Si ces deux techniques d’ablation ont pour objectif commun de détruire le tissu cardiaque malade responsable du trouble du rythme, elles diffèrent sur de nombreux points. L’ablation par radiofréquence, utilisée en routine depuis les années 2000, utilise la chaleur pour brûler point par point la base des veines pulmonaires sous le contrôle d’un système de cartographie et d’imagerie 3D. « C’est une technique qui nécessite une expertise pointue par un rythmologue chevronné, explique le cardiologue. De plus, les brûlures par radiofréquence étant douloureuses, elle nécessite une anesthésie générale chez la majorité des patients ». A contrario, la cryoablation est beaucoup moins pourvoyeuse de douleur et plus simple à réaliser. Sous anesthésie locale, l’opérateur insère par voie percutanée un dispositif avec un ballon à l’extrémité qui va venir brûler, grâce à du froid généré par de l’azote liquide, la base des veines pulmonaires. Une accessibilité qui permet ainsi à un plus grand nombre de praticiens de l’exécuter.
Des recommandations récentes sur l'ablation
« Néanmoins, rappelle le cardiologue, l’ablation était jusqu’à récemment une option secondaire dans la stratégie thérapeutique de la FA, et ce quelle que soit la technique choisie ». En effet, cette intervention n’avait sa place qu’après échec des antiarythmiques, et ce n’est que depuis les nouvelles recommandations de la Société européenne de cardiologie (ESC), sorties en septembre dernier, que l’ablation peut-être proposée en première intention au même titre que le traitement médicamenteux dans tous les types de FA.
« C’est sur ce point que ces deux études du NEJM sont particulièrement intéressantes, souligne le Pr Pasquié.
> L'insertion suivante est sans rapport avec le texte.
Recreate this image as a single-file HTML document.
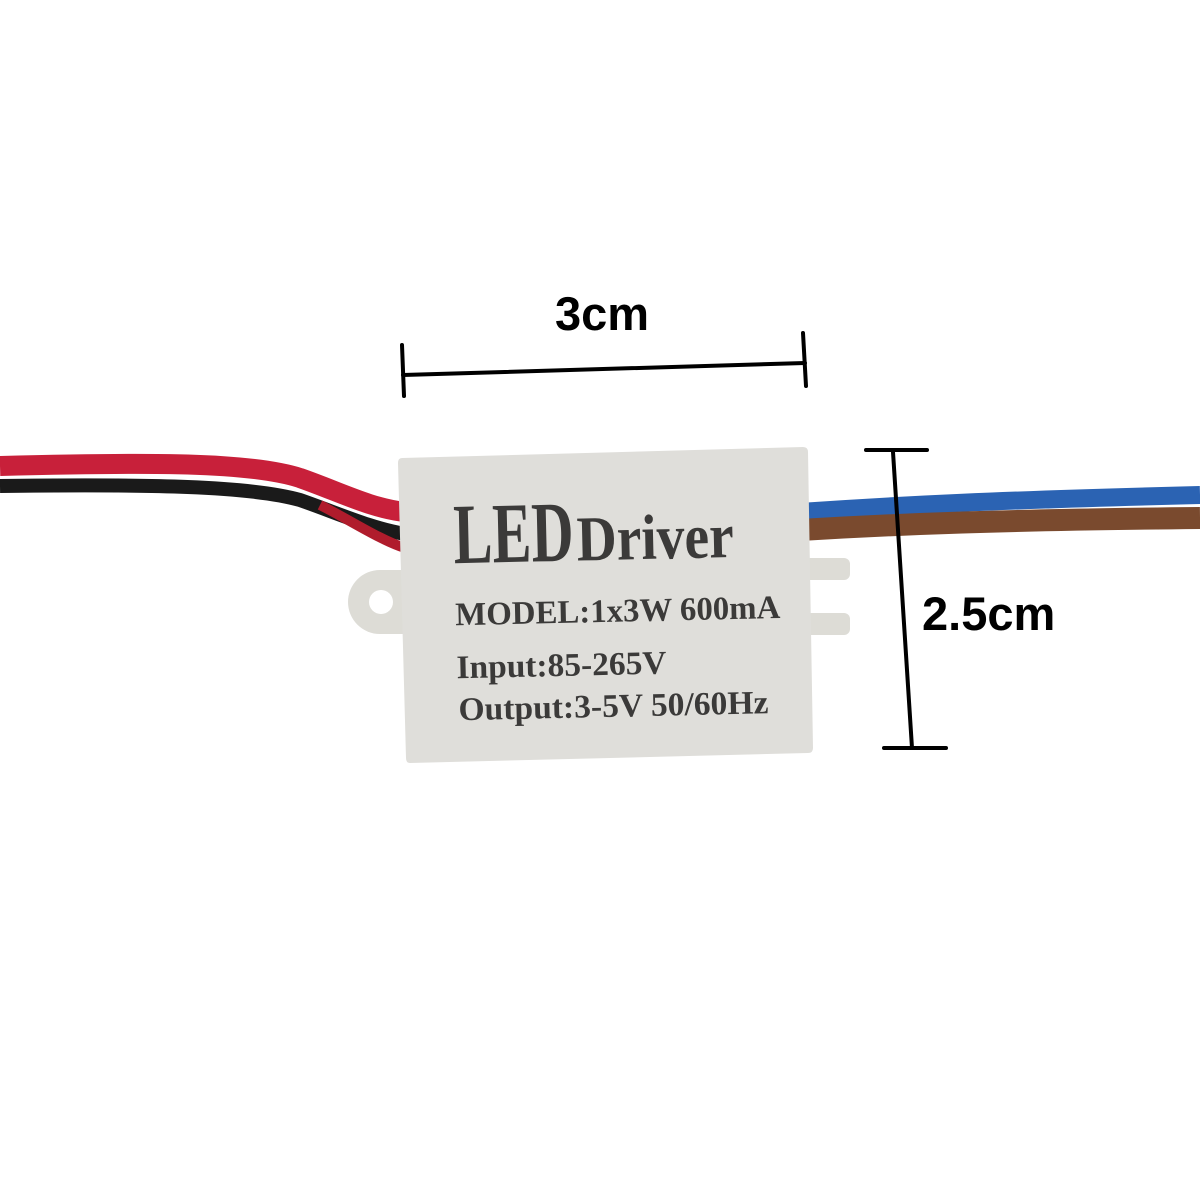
<!DOCTYPE html>
<html><head><style>html,body{margin:0;padding:0;background:#fff}svg{display:block}</style></head>
<body>
<svg width="1200" height="1200" viewBox="0 0 1200 1200" xmlns="http://www.w3.org/2000/svg">
<rect width="1200" height="1200" fill="#fff"/>
<path d="M0,466 C150,462 250,462 300,478 C340,492 370,508 405,512" stroke="#c8203a" stroke-width="20" fill="none"/>
<path d="M0,486 C150,484 250,486 300,500 C340,514 370,528 405,534" stroke="#1a1a1a" stroke-width="14" fill="none"/>
<path d="M320,505 C350,520 380,540 405,548" stroke="#b01c2c" stroke-width="10" fill="none"/>
<path d="M800,512 C900,505 1000,500 1200,495" stroke="#2b63b3" stroke-width="18" fill="none"/>
<path d="M800,530 C900,524 1000,520 1200,518" stroke="#7a4a2e" stroke-width="22" fill="none"/>
<rect x="790" y="558" width="60" height="22" rx="6" fill="#dddcd6"/>
<rect x="790" y="613" width="60" height="22" rx="6" fill="#dddcd6"/>
<path d="M405,570 L380,570 A32,32 0 0 0 380,634 L405,634 Z" fill="#dddcd6"/>
<circle cx="381" cy="602" r="12" fill="#fff"/>
<path d="M402,458 L803,447 Q808,447 808,452 L813,748 Q813,753 808,753 L410,763 Q406,763 406,758 L398,463 Q398,458 402,458 Z" fill="#dfdeda"/>
<g transform="rotate(-1.3 600 600)" fill="#3b3a39" font-family="Liberation Serif, serif" font-weight="bold">
<text x="455" y="560" font-size="86" textLength="120" lengthAdjust="spacingAndGlyphs">LED</text>
<text x="578" y="560" font-size="64" textLength="157" lengthAdjust="spacingAndGlyphs">Driver</text>
<text x="455" y="622" font-size="33" textLength="325" lengthAdjust="spacingAndGlyphs">MODEL:1x3W 600mA</text>
<text x="455" y="675" font-size="33" textLength="210" lengthAdjust="spacingAndGlyphs">Input:85-265V</text>
<text x="456" y="717" font-size="33" textLength="310" lengthAdjust="spacingAndGlyphs">Output:3-5V 50/60Hz</text>
</g>
<g stroke="#000" stroke-width="4" stroke-linecap="round">
<line x1="403" y1="375" x2="805" y2="363"/>
<line x1="402" y1="345" x2="404" y2="396"/>
<line x1="803" y1="333" x2="806" y2="386"/>
<line x1="893" y1="452" x2="912" y2="748"/>
<line x1="866" y1="450" x2="927" y2="450"/>
<line x1="884" y1="748" x2="946" y2="748"/>
</g>
<g font-family="Liberation Sans, sans-serif" font-weight="bold" font-size="47" fill="#000">
<text x="555" y="330">3cm</text>
<text x="922" y="630">2.5cm</text>
</g>
</svg>
</body></html>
D’une part, elles confirment que l’ablation mérite bien sa place en première ligne, d’autre part elles révèlent que la cryoablation en particulier fait mieux que les antiarythmiques, que ce soit sur la récidive de la FA ou sur la qualité de vie post-traitement, avec très peu de complications liées à l’intervention ». Un constat d'autant plus pertinent qu'une FA prise en charge précocement voit son risque de récidive et d’évolution vers une forme chronique chuter drastiquement.
En définitive, la cryoablation s'avère être une intervention avec de nombreux atouts : accessible, avec un faible risque opératoire et permettant un meilleur contrôle de la FA. Ce n’est d’ailleurs pas un hasard si la recherche dans le domaine tente de la concurrencer avec de nouvelles technologies calquées sur son fonctionnement, en utilisant le laser ou encore l’électroporation. Et même si d’autres études à plus grande échelle doivent être réalisées pour asseoir définitivement sa supériorité, la cryoablation a assurément de beaux jours devant elle.